In his new effort—a four-volume series, Christians in the Marketplace-Chewning has gathered together various eminent evangelical thinkers and marketplace practitioners to write first and then discuss a wide range of subjects, all of critical interest to the Christian person in business. The first volume is Biblical Principles and Business: The Foundations. While the theologians selected to contribute to this initial volume come from various theological perspectives, they all have one unifying conviction—”a high view of Scripture as the authoritative Word of God.”
Contributors include Kenneth Kantzer, Myron Augsburger, Walter Kaiser, Vernon Grounds, Norman Geisler, John Jefferson Davis, and many others. Chewning himself comments on all the essays.
Chewning groups the theologians into pairs and allows them to square off on such subjects as “The Creation Mandate and the Great Commission,” “Absolutes in a Situational Environment,” “The Basis of an Ethical Appeal in the Marketplace,” and so on.

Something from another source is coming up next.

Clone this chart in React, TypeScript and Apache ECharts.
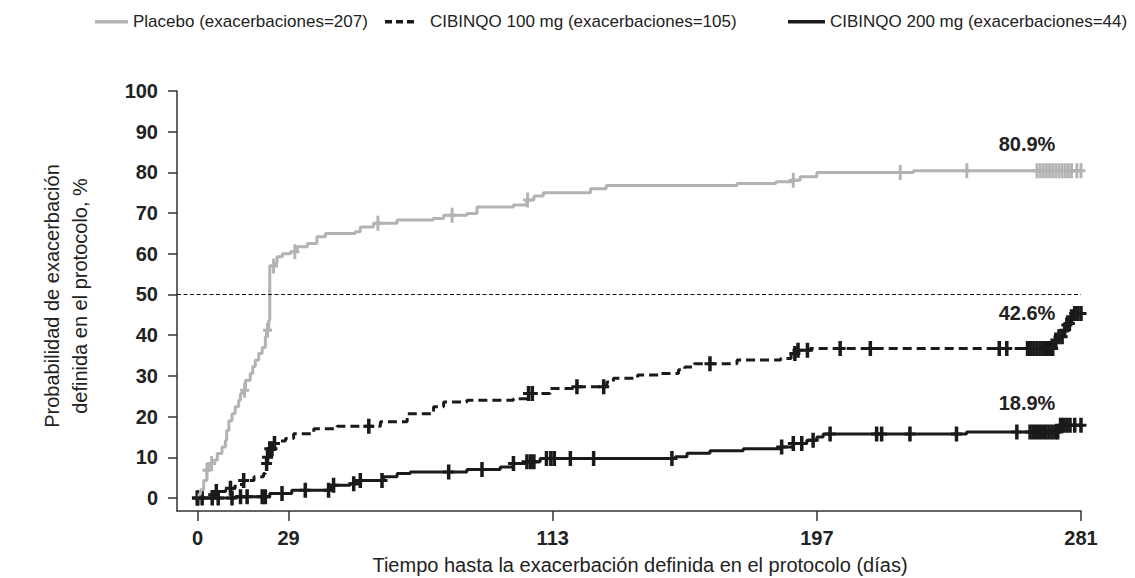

This is not bedtime reading for the casual Christian. This first volume is specifically designed for the “contemplative Christian business person” (as is the entire series).
What Richard Chewning’s project portends is nothing short of a revival of serious biblical thinking among Christian leaders in America’s marketplace. If that happens, and if Boardman was correct, then this series could rank itself alongside Thomas Chalmers’s nineteenth-century theological writings that so forcefully influenced the great evangelical Victorian prime minister, William Gladstone.
The bottom line: Chewning keeps our business feet to the fire of the Lord, while Ritchie is helpful as a footnote on what should or should not be done.